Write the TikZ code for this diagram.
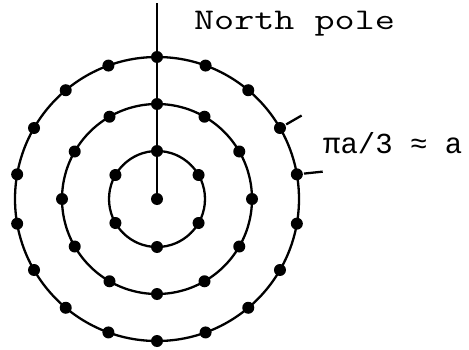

•••••

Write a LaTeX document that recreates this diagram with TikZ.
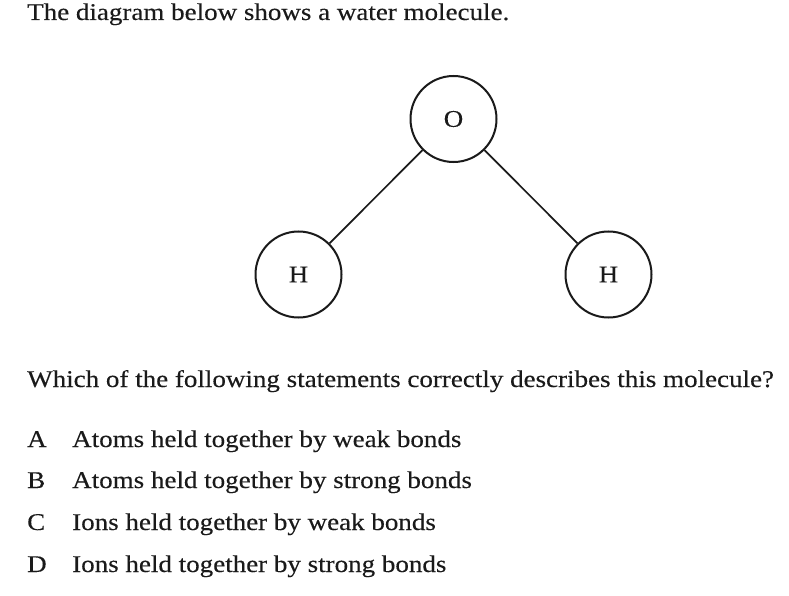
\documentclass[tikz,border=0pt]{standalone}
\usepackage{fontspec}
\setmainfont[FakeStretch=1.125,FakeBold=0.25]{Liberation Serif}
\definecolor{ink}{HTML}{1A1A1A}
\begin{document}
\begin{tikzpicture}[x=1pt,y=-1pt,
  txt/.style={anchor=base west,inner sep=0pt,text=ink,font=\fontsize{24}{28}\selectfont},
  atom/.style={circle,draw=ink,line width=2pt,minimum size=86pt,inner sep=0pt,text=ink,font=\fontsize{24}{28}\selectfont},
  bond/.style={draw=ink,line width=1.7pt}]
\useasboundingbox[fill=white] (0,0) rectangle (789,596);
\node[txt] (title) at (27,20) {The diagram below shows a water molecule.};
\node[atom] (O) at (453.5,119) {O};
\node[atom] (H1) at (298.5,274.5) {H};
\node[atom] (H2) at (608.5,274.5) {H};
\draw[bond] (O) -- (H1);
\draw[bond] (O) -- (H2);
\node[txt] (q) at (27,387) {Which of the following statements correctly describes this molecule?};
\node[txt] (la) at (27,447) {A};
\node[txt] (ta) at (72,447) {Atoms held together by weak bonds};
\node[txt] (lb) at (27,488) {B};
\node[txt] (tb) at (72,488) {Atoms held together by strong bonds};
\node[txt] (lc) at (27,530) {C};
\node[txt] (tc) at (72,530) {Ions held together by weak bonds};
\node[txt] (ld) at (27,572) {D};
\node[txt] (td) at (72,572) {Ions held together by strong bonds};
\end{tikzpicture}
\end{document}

•••••

EXERCISE:
Copy all lines of the material above where the string "Write" occurs.

SOLVED EXERCISE:
Write the TikZ code for this diagram.
Write a LaTeX document that recreates this diagram with TikZ.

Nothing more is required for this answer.